I can point to two people who disagree.
1. John Watkinson:
“In the transmission line loudspeaker, the back wave from the woofer is delayed by guiding it through a folded pipe that causes a delay. At some frequency, the delay will be equal to half a cycle and the delayed back wave emerging from the pipe will be in phase with the radiation from the front. It is only in the case of a sine wave that a delay is indistinguishable from an inversion and we know a sine wave carries no information. In the case of a transient, the transmission line speaker destroys the waveform. The baby is thrown out and the bathwater is retained.” http://www.theregister.co.uk/2014/07/02/feature_the_future_loudspeaker_design/?page=4
“At the long wavelengths found in low bass the sound being out of time by one cycle, relative to out of phase by half a cycle, is fairly meaningless to the ear and thus you really can’t hear what’s happening and you ignore this difference.”
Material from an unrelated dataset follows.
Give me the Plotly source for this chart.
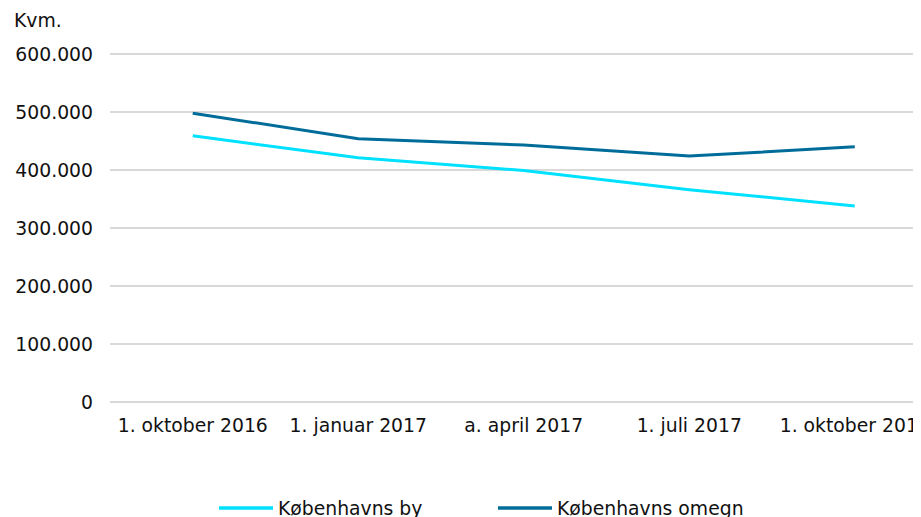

I am always fascinated by this sort of thing in hi fi. I think that in a complete standard-issue audiophile system there are quite a lot of these arbitrary dismissals of quite major anomalies.
“It’s a very clever design but for cost reasons it isn’t done very often.”
Another aspect that bemuses me. If we really think that this is the way to make the best speaker, then knocking together a few pieces of chipboard to make a folded transmission line doesn’t cost a lot of money. The impression that statements like this make, is that despite hi fi equipment costing multiple thousands of pounds, the manufacturers are *still* penny-pinching. Really? Are we sure, in fact, that a lot of high end manufacturers aren’t taking a pre-penny-pinched concept (such as a small two way bass reflex speaker) and then gilding the lily to produce a fundamentally penny-pinched speaker that costs £10,000? By starting with a clean piece of paper they might have come up with something that works so much better for the same money.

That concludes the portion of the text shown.